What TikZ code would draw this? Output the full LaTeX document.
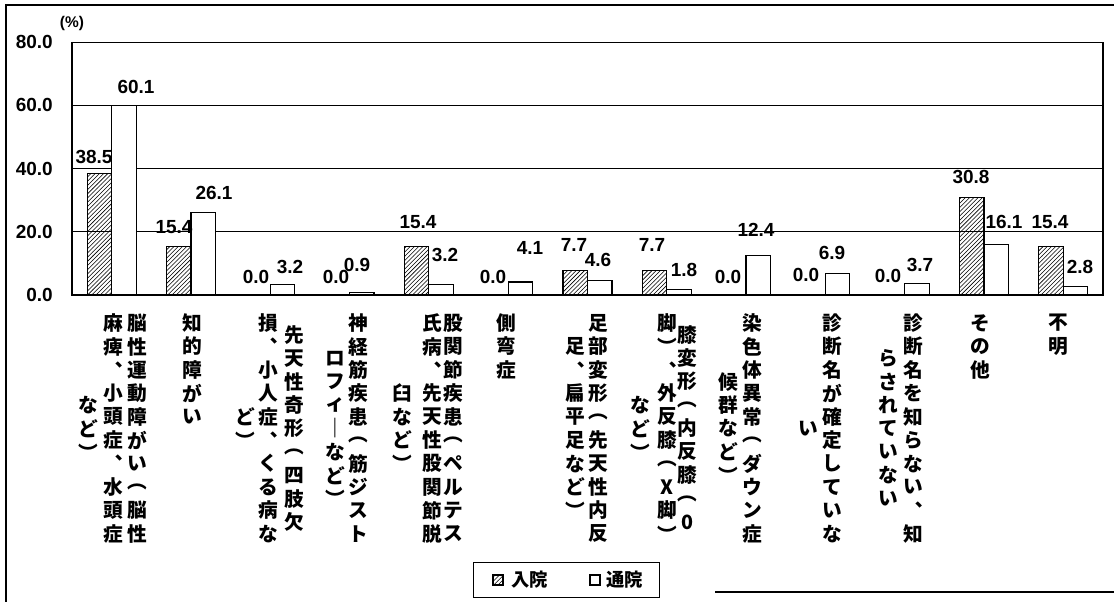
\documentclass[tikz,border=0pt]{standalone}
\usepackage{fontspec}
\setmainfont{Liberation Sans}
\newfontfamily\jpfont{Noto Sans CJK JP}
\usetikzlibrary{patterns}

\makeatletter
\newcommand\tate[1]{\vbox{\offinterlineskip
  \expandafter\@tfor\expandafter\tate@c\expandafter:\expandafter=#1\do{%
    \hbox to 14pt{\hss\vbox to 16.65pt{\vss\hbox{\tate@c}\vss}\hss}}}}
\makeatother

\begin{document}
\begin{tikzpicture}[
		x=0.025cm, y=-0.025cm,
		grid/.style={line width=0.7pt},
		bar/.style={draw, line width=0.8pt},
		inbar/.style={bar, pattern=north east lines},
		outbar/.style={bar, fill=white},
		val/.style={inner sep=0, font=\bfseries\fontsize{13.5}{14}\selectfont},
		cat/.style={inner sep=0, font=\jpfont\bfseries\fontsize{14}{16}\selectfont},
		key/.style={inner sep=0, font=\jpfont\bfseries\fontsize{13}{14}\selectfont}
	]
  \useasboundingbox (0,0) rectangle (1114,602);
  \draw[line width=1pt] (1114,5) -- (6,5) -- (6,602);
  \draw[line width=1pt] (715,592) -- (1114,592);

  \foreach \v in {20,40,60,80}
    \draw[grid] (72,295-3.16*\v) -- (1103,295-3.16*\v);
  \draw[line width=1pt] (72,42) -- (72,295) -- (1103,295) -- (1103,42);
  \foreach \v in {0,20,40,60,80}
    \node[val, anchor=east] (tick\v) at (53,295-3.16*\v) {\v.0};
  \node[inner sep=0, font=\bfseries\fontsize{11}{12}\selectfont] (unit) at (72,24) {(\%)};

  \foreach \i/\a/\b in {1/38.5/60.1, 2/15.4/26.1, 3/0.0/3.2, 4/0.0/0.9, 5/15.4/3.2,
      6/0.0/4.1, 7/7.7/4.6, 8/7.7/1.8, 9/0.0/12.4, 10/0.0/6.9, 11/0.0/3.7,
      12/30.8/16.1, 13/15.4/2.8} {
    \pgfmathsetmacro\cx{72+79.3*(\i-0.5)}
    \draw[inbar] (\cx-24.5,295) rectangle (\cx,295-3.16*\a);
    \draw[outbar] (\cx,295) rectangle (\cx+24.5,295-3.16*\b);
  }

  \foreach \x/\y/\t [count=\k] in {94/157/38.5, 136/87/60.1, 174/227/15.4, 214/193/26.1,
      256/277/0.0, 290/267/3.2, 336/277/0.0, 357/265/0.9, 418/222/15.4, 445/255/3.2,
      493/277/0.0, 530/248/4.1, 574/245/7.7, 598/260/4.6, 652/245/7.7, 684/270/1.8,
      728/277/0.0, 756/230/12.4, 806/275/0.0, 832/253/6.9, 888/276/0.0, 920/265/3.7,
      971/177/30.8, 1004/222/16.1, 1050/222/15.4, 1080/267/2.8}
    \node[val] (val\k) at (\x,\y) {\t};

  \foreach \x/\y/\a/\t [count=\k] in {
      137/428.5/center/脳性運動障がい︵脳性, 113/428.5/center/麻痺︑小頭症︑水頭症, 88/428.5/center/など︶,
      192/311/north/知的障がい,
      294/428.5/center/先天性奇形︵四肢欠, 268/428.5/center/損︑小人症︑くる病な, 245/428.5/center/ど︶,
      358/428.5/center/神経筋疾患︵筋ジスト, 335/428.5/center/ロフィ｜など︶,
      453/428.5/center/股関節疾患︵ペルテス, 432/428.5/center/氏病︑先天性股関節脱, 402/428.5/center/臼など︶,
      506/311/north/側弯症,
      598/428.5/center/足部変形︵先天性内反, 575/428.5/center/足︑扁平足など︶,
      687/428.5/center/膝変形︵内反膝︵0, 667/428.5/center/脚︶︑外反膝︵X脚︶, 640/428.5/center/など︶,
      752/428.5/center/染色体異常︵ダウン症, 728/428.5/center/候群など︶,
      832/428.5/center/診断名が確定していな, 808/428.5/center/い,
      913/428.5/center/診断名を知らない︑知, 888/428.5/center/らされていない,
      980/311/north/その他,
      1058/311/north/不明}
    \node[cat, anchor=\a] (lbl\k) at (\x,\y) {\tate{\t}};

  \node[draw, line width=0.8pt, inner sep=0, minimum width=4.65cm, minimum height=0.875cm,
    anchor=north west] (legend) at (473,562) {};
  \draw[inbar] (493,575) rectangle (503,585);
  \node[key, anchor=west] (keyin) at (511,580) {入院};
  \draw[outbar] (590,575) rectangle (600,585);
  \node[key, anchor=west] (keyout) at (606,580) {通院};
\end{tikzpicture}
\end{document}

**DIRECTIVE:** With all pictures left out, please transcribe exactly the lines from the start of the material through the line with "(unit) at (72,24)".

**TASK ANSWER:**
What TikZ code would draw this? Output the full LaTeX document.
\documentclass[tikz,border=0pt]{standalone}
\usepackage{fontspec}
\setmainfont{Liberation Sans}
\newfontfamily\jpfont{Noto Sans CJK JP}
\usetikzlibrary{patterns}

\makeatletter
\newcommand\tate[1]{\vbox{\offinterlineskip
  \expandafter\@tfor\expandafter\tate@c\expandafter:\expandafter=#1\do{%
    \hbox to 14pt{\hss\vbox to 16.65pt{\vss\hbox{\tate@c}\vss}\hss}}}}
\makeatother

\begin{document}
\begin{tikzpicture}[
		x=0.025cm, y=-0.025cm,
		grid/.style={line width=0.7pt},
		bar/.style={draw, line width=0.8pt},
		inbar/.style={bar, pattern=north east lines},
		outbar/.style={bar, fill=white},
		val/.style={inner sep=0, font=\bfseries\fontsize{13.5}{14}\selectfont},
		cat/.style={inner sep=0, font=\jpfont\bfseries\fontsize{14}{16}\selectfont},
		key/.style={inner sep=0, font=\jpfont\bfseries\fontsize{13}{14}\selectfont}
	]
  \useasboundingbox (0,0) rectangle (1114,602);
  \draw[line width=1pt] (1114,5) -- (6,5) -- (6,602);
  \draw[line width=1pt] (715,592) -- (1114,592);

  \foreach \v in {20,40,60,80}
    \draw[grid] (72,295-3.16*\v) -- (1103,295-3.16*\v);
  \draw[line width=1pt] (72,42) -- (72,295) -- (1103,295) -- (1103,42);
  \foreach \v in {0,20,40,60,80}
    \node[val, anchor=east] (tick\v) at (53,295-3.16*\v) {\v.0};
  \node[inner sep=0, font=\bfseries\fontsize{11}{12}\selectfont] (unit) at (72,24) {(\%)};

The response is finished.